How many serious crashes or near-serious-crashes were you in in your prior cars without BSM? Assuming no other changes, that seems the most realistic measure of risk reduction.
You can’t measure the risk of a rare event like this. Accidents are (thankfully) rare events. There is too much variability with a single person. You can really only measure these risks across an entire fleet of cars. Rare events are Poisson distributed, which requires many observations to be significant.
So your question should be, across all cars, how many accidents have there been with and without blind spot monitors? Even then, it would be hard to control for all other factors (newer cars have blind spot monitoring, but are also safer in general, you need to compare similar years, traffic conditions, etc).
All of that to say — any single comment online is just an anecdote.
I agree. A scan of the research seems to suggest the risk reduction is bounded at around 40% on the high side of "potential risk avoided if all vehicles were equipped" with actual results of equipped cars coming in the range of 19-45% depending on the paper and type of accidents and aids focused upon.

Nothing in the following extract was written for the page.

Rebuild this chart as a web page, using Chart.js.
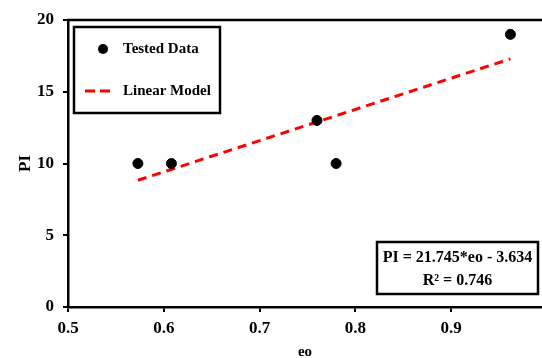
<!DOCTYPE html>
<html lang="en">
<head>
  <meta charset="UTF-8" />
  <title>PI vs eo</title>
  <script src="https://cdn.jsdelivr.net/npm/chart.js"></script>
  <style>
    body { margin: 0; background: #fff; }
    #wrap { width: 542px; height: 358px; position: relative; }
  </style>
</head>
<body>
  <div id="wrap"><canvas id="piChart"></canvas></div>
  <script>
    // tested data
    const eoValues = [0.573, 0.608, 0.760, 0.780, 0.962];
    const piValues = [10, 10, 13, 10, 19];

    // linear model endpoints
    const modelEo = [0.573, 0.962];
    const modelPi = [8.83, 17.29];

    const xTicks = [0.5, 0.6, 0.7, 0.8, 0.9];
    const yTicks = [0, 5, 10, 15, 20];

    const serif = "'Liberation Serif', 'Times New Roman', serif";

    // legend box + equation box drawn on top
    const boxes = {
      id: 'boxes',
      afterDraw(chart) {
        const ctx = chart.ctx;
        const a = chart.chartArea;
        ctx.save();
        // top frame line
        ctx.strokeStyle = '#000';
        ctx.lineWidth = 2.5;
        ctx.beginPath();
        ctx.moveTo(a.left - 1, a.top);
        ctx.lineTo(chart.width, a.top);
        ctx.stroke();

        // legend
        const lx = a.left + 6, ly = a.top + 7;
        ctx.strokeRect(lx, ly, 146, 86);
        ctx.fillStyle = '#000';
        ctx.beginPath();
        ctx.arc(lx + 29, ly + 22, 5, 0, Math.PI * 2);
        ctx.fill();
        ctx.strokeStyle = '#ff0000';
        ctx.lineWidth = 3;
        ctx.setLineDash([10, 5]);
        ctx.beginPath();
        ctx.moveTo(lx + 11, ly + 64);
        ctx.lineTo(lx + 38, ly + 64);
        ctx.stroke();
        ctx.setLineDash([]);
        ctx.font = 'bold 15px ' + serif;
        ctx.textBaseline = 'middle';
        ctx.textAlign = 'left';
        ctx.fillText('Tested Data', lx + 49, ly + 22);
        ctx.fillText('Linear Model', lx + 49, ly + 64);

        // equation
        ctx.strokeStyle = '#000';
        ctx.lineWidth = 2.5;
        ctx.strokeRect(377, 242, 161, 52);
        ctx.font = 'bold 16px ' + serif;
        ctx.textAlign = 'center';
        ctx.fillText('PI = 21.745*eo - 3.634', 457.5, 258);
        ctx.fillText('R\u00B2 = 0.746', 457.5, 281);
        ctx.restore();
      }
    };

    const tickFont = { family: serif, size: 17, weight: 'bold' };

    new Chart(document.getElementById('piChart'), {
      type: 'scatter',
      data: {
        datasets: [
          {
            label: 'Tested Data',
            data: eoValues.map((x, i) => ({ x, y: piValues[i] })),
            backgroundColor: '#000',
            borderColor: '#000',
            pointRadius: 5,
            pointHoverRadius: 5
          },
          {
            label: 'Linear Model',
            data: modelEo.map((x, i) => ({ x, y: modelPi[i] })),
            showLine: true,
            borderColor: '#ff0000',
            borderWidth: 3,
            borderDash: [9, 6],
            pointRadius: 0
          }
        ]
      },
      options: {
        responsive: true,
        maintainAspectRatio: false,
        animation: false,
        layout: { autoPadding: false, padding: { top: 20, right: 0, left: 0, bottom: 0 } },
        plugins: { legend: { display: false }, tooltip: { enabled: false } },
        scales: {
          x: {
            type: 'linear',
            min: 0.5,
            max: 0.995,
            afterBuildTicks: s => { s.ticks = xTicks.map(v => ({ value: v })); },
            afterFit: s => { s.height = 51; },
            ticks: { font: tickFont, color: '#000', padding: 6, callback: v => v.toFixed(1) },
            grid: { drawOnChartArea: false, drawTicks: true, tickLength: 5, color: '#000', lineWidth: 2 },
            border: { display: true, color: '#000', width: 2.5 },
            title: {
              display: true, text: 'eo', color: '#000',
              font: { family: serif, size: 15, weight: 'bold', lineHeight: 0.8 },
              padding: 0
            }
          },
          y: {
            min: 0,
            max: 20,
            afterBuildTicks: s => { s.ticks = yTicks.map(v => ({ value: v })); },
            afterFit: s => { s.width = 68; },
            ticks: { font: tickFont, color: '#000', padding: 9 },
            grid: { drawOnChartArea: false, drawTicks: true, tickLength: 5, color: '#000', lineWidth: 2 },
            border: { display: true, color: '#000', width: 2.5 },
            title: {
              display: true, text: 'PI', color: '#000',
              font: { family: serif, size: 17, weight: 'bold' },
              padding: { top: 15, bottom: 0 }
            }
          }
        }
      },
      plugins: [boxes]
    });
  </script>
</body>
</html>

Which is to say "quite meaningful", but when the absolute rate of serious crashes per driver is as low as it is, it's statistically impossible that driver aids are saving the typical individual driver from a serious crash multiple times in a driving lifetime, let alone multiple times since their introduction.
Another thing to think about is that “accidents” isn’t the only outcome that could be measured. I like my blind spot monitoring. But not necessarily because it makes me safer — I always turn my head to check blind spots anyway. But what it does do is make driving less stressful. Safety aids and driver assistance tools can make driving a better experience. That, in and of itself, is a worthwhile outcome.